§ The exercise:
Retype every line from the top of the entries down to the one with "from matplotlib.ticker import", both included, and skip the pictures.

Records with drawing code

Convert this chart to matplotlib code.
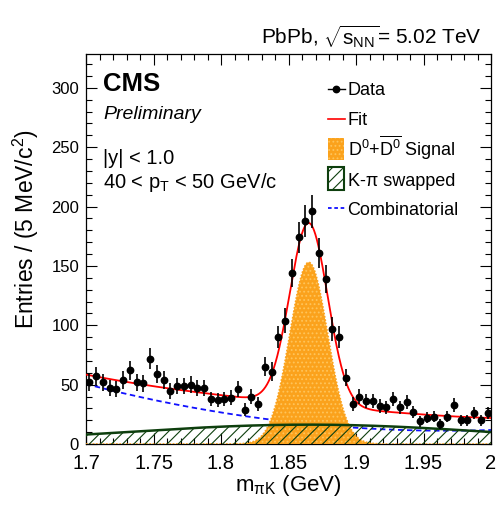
import numpy as np
import matplotlib
matplotlib.use('Agg')
import matplotlib.pyplot as plt
from matplotlib.patches import Rectangle
from matplotlib.lines import Line2D
from matplotlib.ticker import MultipleLocator, FixedLocator, FixedFormatter

plt.rcParams['font.family'] = ['Liberation Sans', 'DejaVu Sans']
plt.rcParams['mathtext.fontset'] = 'custom'
plt.rcParams['mathtext.rm'] = 'Liberation Sans'
plt.rcParams['mathtext.it'] = 'Liberation Sans:italic'
plt.rcParams['mathtext.bf'] = 'Liberation Sans:bold'
plt.rcParams['hatch.linewidth'] = 0.8

# ---------------- data ----------------
mass_lo = 1.7
mass_hi = 2.0
n_bins = 60
counts = [52, 57, 52, 47, 46, 54, 62, 52, 51, 72,
          59, 54, 45, 49, 49, 50, 47, 47, 38, 37,
          38, 39, 46, 29, 40, 34, 65, 61, 90, 104,
          144, 174, 188, 196, 161, 139, 97, 90, 56, 34,
          40, 36, 36, 32, 31, 38, 31, 35, 27, 19,
          22, 23, 17, 23, 33, 20, 20, 26, 20, 26]

# fit components
sig_amp, sig_mean, sig_sigma = 153.0, 1.865, 0.014
swap_amp, swap_mean, swap_sigma = 16.3, 1.865, 0.138
comb_coef = [50.5, -294.5, 551.5]   # polynomial in (m - 1.7)

x_ticks = [1.7, 1.75, 1.8, 1.85, 1.9, 1.95, 2.0]
x_tick_labels = ['1.7', '1.75', '1.8', '1.85', '1.9', '1.95', '2']
y_ticks = [0, 50, 100, 150, 200, 250, 300]
y_tick_labels = ['0', '50', '100', '150', '200', '250', '300']

legend_labels = ['Data', 'Fit', r'D$^{0}$+$\overline{\mathrm{D}^{0}}$ Signal',
                 'K-π swapped', 'Combinatorial']

# ---------------- figure ----------------
W, H = 499, 509
fig = plt.figure(figsize=(W / 100, H / 100), dpi=100)
AX_L, AX_R, AX_T, AX_B = 86, 491, 54, 444
ax = fig.add_axes([AX_L / W, 1 - AX_B / H, (AX_R - AX_L) / W, (AX_B - AX_T) / H])

def apx(px, py):
    return ((px - AX_L) / (AX_R - AX_L), (AX_B - py) / (AX_B - AX_T))

edges = np.linspace(mass_lo, mass_hi, n_bins + 1)
centers = 0.5 * (edges[:-1] + edges[1:])
y = np.array(counts, dtype=float)
yerr = np.sqrt(y)

m = np.linspace(mass_lo, mass_hi, 1500)
sig = sig_amp * np.exp(-0.5 * ((m - sig_mean) / sig_sigma) ** 2)
swap = swap_amp * np.exp(-0.5 * ((m - swap_mean) / swap_sigma) ** 2)
dm = m - mass_lo
comb = comb_coef[0] + comb_coef[1] * dm + comb_coef[2] * dm ** 2
fit = sig + swap + comb

orange = '#FBA21C'
orange_light = '#FFC45A'
dgreen = '#0E3F0E'

ax.plot(m, comb, color='#1010FF', lw=1.3, ls=(0, (3, 2)), zorder=2)
ax.fill_between(m, 0, sig, facecolor=orange, edgecolor=orange_light, hatch='....',
                lw=0, zorder=3)
ax.plot(m, sig, color=orange, lw=1.2, ls=(0, (1, 1)), zorder=3)
ax.fill_between(m, 0, swap, facecolor='none', edgecolor=dgreen, hatch='///', lw=0, zorder=4)
ax.plot(m, swap, color=dgreen, lw=1.8, zorder=4)
ax.plot(m, fit, color='#FF0000', lw=1.3, zorder=5)
ax.errorbar(centers, y, yerr=yerr, fmt='o', color='black', ms=4.6, elinewidth=1.2,
            capsize=0, zorder=6)

ax.set_xlim(mass_lo, mass_hi)
ax.set_ylim(0, 328.5)
ax.xaxis.set_major_locator(FixedLocator(x_ticks))
ax.xaxis.set_major_formatter(FixedFormatter(x_tick_labels))
ax.xaxis.set_minor_locator(MultipleLocator(0.01))
ax.yaxis.set_major_locator(FixedLocator(y_ticks))
ax.yaxis.set_major_formatter(FixedFormatter(y_tick_labels))
ax.yaxis.set_minor_locator(MultipleLocator(10))
ax.tick_params(which='both', direction='in', top=True, right=True, width=0.8)
ax.tick_params(which='major', length=8)
ax.tick_params(which='minor', length=4)
ax.tick_params(axis='x', labelsize=14.5, pad=7)
ax.tick_params(axis='y', labelsize=12, pad=5)
for s in ax.spines.values():
    s.set_linewidth(0.9)

ax.set_xlabel('m$_{\\mathrm{πK}}$ (GeV)', fontsize=16, labelpad=0)
fig.text(26 / W, 1 - 229 / H, r'Entries / (5 MeV/c$^{2}$)', rotation=90,
         ha='center', va='center', fontsize=16.5)

fig.text(482 / W, 1 - 44 / H, r'PbPb, $\sqrt{\mathrm{s}_{\mathrm{NN}}}$= 5.02 TeV',
         ha='right', va='baseline', fontsize=15)

tx = apx(103, 0)[0]
ax.text(tx, apx(0, 90.7)[1], 'CMS', fontweight='bold', fontsize=18.5,
        transform=ax.transAxes, va='baseline', ha='left')
ax.text(tx, apx(0, 119)[1], 'Preliminary', fontstyle='italic', fontsize=14,
        transform=ax.transAxes, va='baseline', ha='left')
ax.text(tx, apx(0, 164)[1], '|y| < 1.0', fontsize=14.5,
        transform=ax.transAxes, va='baseline', ha='left')
ax.text(tx, apx(0, 188.3)[1], r'40 < $\mathrm{p}_{\mathrm{T}}$ < 50 GeV/c', fontsize=14.5,
        transform=ax.transAxes, va='baseline', ha='left')

# ---------------- legend (manual) ----------------
lx0, lx1 = 328, 344.5
text_x = 347.5
baselines = [95, 125, 156, 186, 215]
centers_y = [89, 119, 149, 178.5, 208]
T = ax.transAxes
a0, yy = apx(lx0, centers_y[0]); a1, _ = apx(lx1, centers_y[0])
ax.add_line(Line2D([a0, a1], [yy, yy], color='black', lw=1.0, transform=T, clip_on=False))
ax.add_line(Line2D([(a0 + a1) / 2], [yy], marker='o', ms=4.6, color='black', transform=T,
                   clip_on=False))
_, yy = apx(0, centers_y[1])
ax.add_line(Line2D([a0, a1], [yy, yy], color='#FF0000', lw=1.2, transform=T, clip_on=False))
(bx0, by0) = apx(327.7, 160); (bx1, by1) = apx(344.3, 137.7)
ax.add_patch(Rectangle((bx0, by0), bx1 - bx0, by1 - by0, facecolor=orange,
                       edgecolor=orange_light, hatch='....', lw=0, transform=T, clip_on=False))
(bx0, by0) = apx(327.7, 190); (bx1, by1) = apx(344.3, 167)
ax.add_patch(Rectangle((bx0, by0), bx1 - bx0, by1 - by0, facecolor='white',
                       edgecolor=dgreen, hatch='///', lw=1.5, transform=T, clip_on=False))
_, yy = apx(0, centers_y[4])
ax.add_line(Line2D([a0, a1], [yy, yy], color='#1010FF', lw=1.3, ls=(0, (2, 1.5)),
                   transform=T, clip_on=False))
for lab, bl in zip(legend_labels, baselines):
    ax.text(apx(text_x, 0)[0], apx(0, bl)[1], lab, fontsize=13, transform=T,
            va='baseline', ha='left')

fig.savefig('out.png', dpi=100)
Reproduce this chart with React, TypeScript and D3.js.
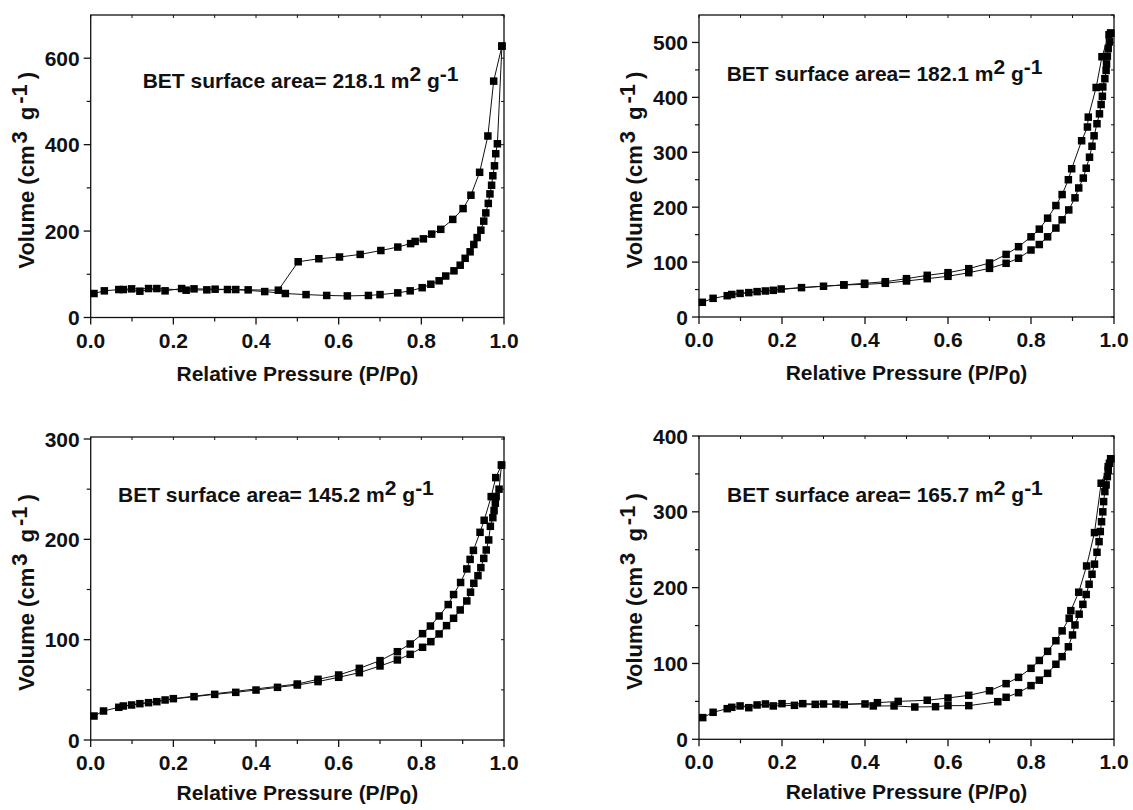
import React from "react";
import * as d3 from "d3";

type Pt = [number, number];

// ---------- data (relative pressure P/P0, volume cm3/g) ----------
const bet1Label = "218.1";
const bet2Label = "182.1";
const bet3Label = "145.2";
const bet4Label = "165.7";

const p1Adsorption: Pt[] = [
  [0.008, 55.5], [0.033, 61.7], [0.068, 64.7], [0.099, 66.3], [0.14, 67], [0.18, 61.7],
  [0.22, 67], [0.25, 66.3], [0.301, 65.5], [0.351, 64.7], [0.421, 60], [0.471, 55.5],
  [0.521, 53], [0.571, 51], [0.621, 50], [0.672, 51], [0.70, 53], [0.743, 57], [0.773, 61.7],
  [0.802, 69], [0.823, 77], [0.843, 85], [0.859, 96], [0.879, 108], [0.894, 121], [0.906, 137],
  [0.918, 152], [0.927, 169], [0.935, 185], [0.944, 202], [0.951, 223], [0.956, 242],
  [0.962, 264], [0.966, 286], [0.970, 306], [0.973, 328], [0.977, 351], [0.980, 379],
  [0.984, 402], [0.995, 628],
];
const p1Desorption: Pt[] = [
  [0.995, 628], [0.975, 547], [0.961, 420], [0.941, 336], [0.920, 283], [0.901, 252],
  [0.876, 227], [0.847, 204], [0.825, 193], [0.805, 182], [0.785, 176], [0.774, 171],
  [0.743, 163], [0.702, 155], [0.652, 146], [0.602, 140], [0.552, 136], [0.502, 129],
  [0.454, 63.2], [0.381, 64], [0.331, 64.7], [0.281, 64], [0.231, 63.2], [0.16, 67],
  [0.119, 60.9], [0.079, 64.7],
];

const p2Adsorption: Pt[] = [
  [0.008, 26.8], [0.034, 34], [0.068, 38.8], [0.099, 43], [0.14, 46.2], [0.179, 48.6],
  [0.247, 53.5], [0.30, 56], [0.349, 58.3], [0.399, 59.5], [0.449, 61.4], [0.50, 65.6],
  [0.55, 69.8], [0.60, 74.1], [0.65, 80.7], [0.70, 88.6], [0.74, 97.8], [0.77, 107],
  [0.80, 122], [0.82, 132], [0.84, 146], [0.86, 162], [0.875, 177], [0.891, 195],
  [0.906, 217], [0.915, 235], [0.926, 253], [0.933, 271], [0.941, 291], [0.947, 311],
  [0.952, 330], [0.959, 352], [0.965, 370], [0.969, 387], [0.972, 402], [0.973, 419],
  [0.978, 434], [0.981, 449], [0.982, 461], [0.984, 475], [0.986, 489], [0.989, 501],
  [0.992, 517],
];
const p2Desorption: Pt[] = [
  [0.992, 517], [0.988, 514], [0.971, 474], [0.957, 418], [0.938, 364], [0.936, 346],
  [0.922, 321], [0.898, 270], [0.89, 250], [0.875, 223], [0.86, 203], [0.84, 180],
  [0.82, 160], [0.80, 146], [0.77, 128], [0.74, 114], [0.70, 98.4], [0.65, 88],
  [0.60, 80.7], [0.55, 75.9], [0.50, 69.8], [0.449, 64.3], [0.399, 61.4], [0.349, 58.5],
  [0.198, 51], [0.16, 47.4], [0.12, 44.4], [0.079, 41],
];

const p3Adsorption: Pt[] = [
  [0.008, 23.9], [0.031, 28.9], [0.068, 32.6], [0.099, 34.9], [0.14, 37.2], [0.18, 39.9],
  [0.25, 43.2], [0.30, 45.5], [0.351, 47.5], [0.40, 49.8], [0.452, 52.5], [0.50, 54.8],
  [0.55, 58.2], [0.60, 62.5], [0.65, 67.1], [0.70, 73.8], [0.742, 79.8], [0.773, 85.4],
  [0.803, 92.4], [0.823, 98], [0.843, 105.7], [0.861, 114], [0.878, 121.3], [0.894, 129.6],
  [0.910, 138.6], [0.919, 147.3], [0.927, 156.2], [0.937, 163.8], [0.944, 171.8],
  [0.951, 181], [0.957, 189.4], [0.963, 199.4], [0.967, 213], [0.973, 221.6],
  [0.976, 228.6], [0.979, 236], [0.981, 242.6], [0.988, 250], [0.994, 274],
];
const p3Desorption: Pt[] = [
  [0.994, 274], [0.98, 261.5], [0.969, 242.6], [0.952, 219], [0.942, 207], [0.926, 189],
  [0.918, 180], [0.91, 170.5], [0.895, 157], [0.878, 145], [0.865, 135], [0.843, 123.6],
  [0.822, 113.6], [0.803, 106], [0.773, 95.7], [0.742, 88], [0.70, 79.1], [0.65, 71.4],
  [0.60, 64.8], [0.55, 60.5], [0.50, 55.8], [0.2, 41.2], [0.16, 38.2], [0.119, 36.2],
  [0.079, 33.9],
];

const p4Adsorption: Pt[] = [
  [0.009, 28.6], [0.034, 35.6], [0.068, 40.4], [0.099, 44], [0.12, 41.7], [0.16, 46.6],
  [0.179, 44], [0.23, 44.8], [0.28, 46.1], [0.33, 46.6], [0.40, 46.6], [0.42, 44],
  [0.47, 44], [0.52, 42.6], [0.57, 43], [0.60, 44.4], [0.65, 44.4], [0.72, 49.6],
  [0.74, 55.4], [0.77, 61.5], [0.80, 70.8], [0.82, 78], [0.84, 87], [0.86, 99],
  [0.875, 109], [0.89, 122], [0.900, 137.6], [0.906, 150.8], [0.916, 165], [0.925, 178],
  [0.933, 191], [0.94, 204.5], [0.947, 217.7], [0.953, 231], [0.959, 246.7], [0.964, 260.7],
  [0.967, 274], [0.97, 287], [0.973, 300], [0.975, 313.5], [0.978, 326.7], [0.981, 335.5],
  [0.984, 346.4], [0.986, 355], [0.989, 364], [0.992, 370],
];
const p4Desorption: Pt[] = [
  [0.992, 370], [0.986, 359.6], [0.969, 337.7], [0.953, 272.6], [0.934, 228.6],
  [0.915, 194], [0.896, 169.7], [0.892, 159.6], [0.875, 143], [0.86, 130], [0.84, 116],
  [0.82, 104], [0.80, 93.6], [0.77, 81.7], [0.74, 73.4], [0.70, 64], [0.65, 58],
  [0.60, 54.5], [0.55, 51.5], [0.48, 50], [0.43, 48.3], [0.35, 45.7], [0.30, 46.6],
  [0.25, 47], [0.2, 47], [0.14, 45.3], [0.079, 42.2],
];

const xMajorTicks = [0, 0.2, 0.4, 0.6, 0.8, 1.0];
const xMinorTicks = [0.1, 0.3, 0.5, 0.7, 0.9];
const p1YTicks = [0, 200, 400, 600];
const p2YTicks = [0, 100, 200, 300, 400, 500];
const p3YTicks = [0, 100, 200, 300];
const p4YTicks = [0, 100, 200, 300, 400];

// ---------- layout ----------
const FONT = "'Liberation Sans', Arial, Helvetica, sans-serif";
const FS = 21;

type PanelCfg = {
  left: number; right: number; top: number; bottom: number;
  yMax: number; yTicks: number[]; yMinorStep: number;
  ads: Pt[]; des: Pt[]; bet: string; labelDx: number; labelDy: number; titleDy: number;
};

const panels: PanelCfg[] = [
  { left: 90.7, right: 504, top: 15, bottom: 317.5, yMax: 700, yTicks: p1YTicks, yMinorStep: 100,
    ads: p1Adsorption, des: p1Desorption, bet: bet1Label, labelDx: 52, labelDy: 73.3, titleDy: 63 },
  { left: 699, right: 1114, top: 15, bottom: 317, yMax: 550, yTicks: p2YTicks, yMinorStep: 50,
    ads: p2Adsorption, des: p2Desorption, bet: bet2Label, labelDx: 27.7, labelDy: 66, titleDy: 63 },
  { left: 90.7, right: 504, top: 437, bottom: 740, yMax: 302, yTicks: p3YTicks, yMinorStep: 50,
    ads: p3Adsorption, des: p3Desorption, bet: bet3Label, labelDx: 27.3, labelDy: 64.7, titleDy: 60 },
  { left: 699, right: 1114, top: 436, bottom: 739.3, yMax: 400, yTicks: p4YTicks, yMinorStep: 50,
    ads: p4Adsorption, des: p4Desorption, bet: bet4Label, labelDx: 28, labelDy: 65.7, titleDy: 60 },
];

const MS = 7.5;

function Panel({ cfg }: { cfg: PanelCfg }) {
  const x = d3.scaleLinear().domain([0, 1]).range([cfg.left, cfg.right]);
  const y = d3.scaleLinear().domain([0, cfg.yMax]).range([cfg.bottom, cfg.top]);
  const line = d3.line<Pt>().x((d) => x(d[0])).y((d) => y(d[1]));
  const yMinor = d3.range(cfg.yMinorStep, cfg.yMax, cfg.yMinorStep).filter(
    (v) => !cfg.yTicks.includes(v)
  );
  const allYTicks = d3.range(0, cfg.yMax + 0.001, cfg.yMinorStep);
  const allXTicks = [...xMajorTicks, ...xMinorTicks];
  const fmtX = d3.format(".1f");
  const cx = (cfg.left + cfg.right) / 2;
  const cy = (cfg.top + cfg.bottom) / 2 + 4;
  const sup = 7;
  return (
    <g>
      <rect x={cfg.left} y={cfg.top} width={cfg.right - cfg.left} height={cfg.bottom - cfg.top}
        fill="none" stroke="#111" strokeWidth={1.3} />
      {xMajorTicks.map((t) => (
        <line key={"xb" + t} x1={x(t)} x2={x(t)} y1={cfg.bottom} y2={cfg.bottom + 7} stroke="#111" strokeWidth={1.3} />
      ))}
      {xMinorTicks.map((t) => (
        <line key={"xm" + t} x1={x(t)} x2={x(t)} y1={cfg.bottom} y2={cfg.bottom + 4} stroke="#111" strokeWidth={1.2} />
      ))}
      {allXTicks.map((t) => (
        <line key={"xt" + t} x1={x(t)} x2={x(t)} y1={cfg.top} y2={cfg.top + 3} stroke="#111" strokeWidth={1} />
      ))}
      {cfg.yTicks.map((t) => (
        <line key={"yl" + t} x1={cfg.left - 7} x2={cfg.left} y1={y(t)} y2={y(t)} stroke="#111" strokeWidth={1.3} />
      ))}
      {yMinor.map((t) => (
        <line key={"ym" + t} x1={cfg.left - 4} x2={cfg.left} y1={y(t)} y2={y(t)} stroke="#111" strokeWidth={1.2} />
      ))}
      {allYTicks.map((t) => (
        <line key={"yr" + t} x1={cfg.right - 3} x2={cfg.right} y1={y(t)} y2={y(t)} stroke="#111" strokeWidth={1} />
      ))}
      {xMajorTicks.map((t) => (
        <text key={"xl" + t} x={x(t)} y={cfg.bottom + 30} textAnchor="middle"
          fontFamily={FONT} fontWeight="bold" fontSize={FS} fill="#111">{fmtX(t)}</text>
      ))}
      {cfg.yTicks.map((t) => (
        <text key={"ylb" + t} x={cfg.left - 11} y={y(t) + 7.5} textAnchor="end"
          fontFamily={FONT} fontWeight="bold" fontSize={FS} fill="#111">{t}</text>
      ))}
      <text x={cx} y={cfg.bottom + cfg.titleDy} textAnchor="middle" fontFamily={FONT} fontWeight="bold" fontSize={FS} fill="#111">
        Relative Pressure (P/P<tspan dy={4}>0</tspan><tspan dy={-4}>)</tspan>
      </text>
      <text transform={`translate(${cfg.left - 57},${cy}) rotate(-90)`} textAnchor="middle"
        fontFamily={FONT} fontWeight="bold" fontSize={22} fill="#111">
        Volume (cm<tspan dx={2} dy={-sup}>3</tspan><tspan dx={5} dy={sup}> g</tspan><tspan dx={3} dy={-sup}>-1</tspan><tspan dx={5} dy={sup}>)</tspan>
      </text>
      <text x={cfg.left + cfg.labelDx} y={cfg.top + cfg.labelDy} fontFamily={FONT} fontWeight="bold" fontSize={FS} fill="#111">
        BET surface area= {cfg.bet} m<tspan dy={-sup}>2</tspan><tspan dy={sup}> g</tspan><tspan dy={-sup}>-1</tspan>
      </text>
      {[cfg.ads, cfg.des].map((s, i) => (
        <g key={"s" + i}>
          <path d={line(s) || ""} fill="none" stroke="#111" strokeWidth={1} />
          {s.map((d, j) => (
            <rect key={j} x={x(d[0]) - MS / 2} y={y(d[1]) - MS / 2} width={MS} height={MS} fill="#000" />
          ))}
        </g>
      ))}
    </g>
  );
}

export default function App() {
  return (
    <svg width={1133} height={810} style={{ position: "absolute", left: 0, top: 0, background: "#fff" }}>
      <rect width={1133} height={810} fill="#fff" />
      {panels.map((p, i) => (
        <Panel key={i} cfg={p} />
      ))}
    </svg>
  );
}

§ Output for this exercise:
Convert this chart to matplotlib code.
import numpy as np
import matplotlib
matplotlib.use('Agg')
import matplotlib.pyplot as plt
from matplotlib.patches import Rectangle
from matplotlib.lines import Line2D
from matplotlib.ticker import MultipleLocator, FixedLocator, FixedFormatter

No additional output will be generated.